Four pitfalls in CDP projects
As with all projects, there are also risks and pitfalls to Customer Data Platform projects.
Digital maturity
The first is digital maturity. Since a CDP project touches just about every data source of your business, a high digital maturity of your organisation is a necessity. If you do not capture enough data or your business processes are not in a digital twin, then a CDP project may come too early in your organisation's digital growth.
Volume
Besides maturity, the scale of your operation is also important. After all, you need enough data to form a representative dataset from which to gather insights. Too low a volume in customers and customer interactions will be much slower to lead to useful insights and may make your investment in a CDP platform unprofitable.
Data integrity
Large volumes of data are only useful if they also represent correct data. When data from different data sources contradict each other or data has become contaminated for historical reasons, you will draw wrong conclusions from the CDP profiles. Therefore, it is very important that your level of data integrity is high enough to take on a CDP project. Also, always try to have your CDP collect data first-hand, and not through intermediate stations. Collect data at the source.
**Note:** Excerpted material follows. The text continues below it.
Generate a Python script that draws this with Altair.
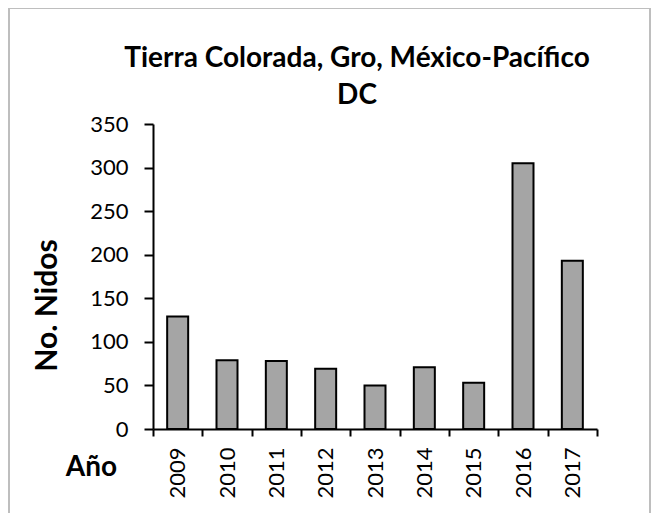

Team and business processes
Taking full advantage of a CDP will result in more targeted communication to your customers, improving customer satisfaction, retention levels and conversion. Depending on what (semi)-automated actions you attach to this, your teams should also be prepared to deal with this new way of working. So make sure you look at the implementation of your CDP in the context of a broader view: that of the business process. You can do this through service design methods and more specifically, mapping the service blueprint.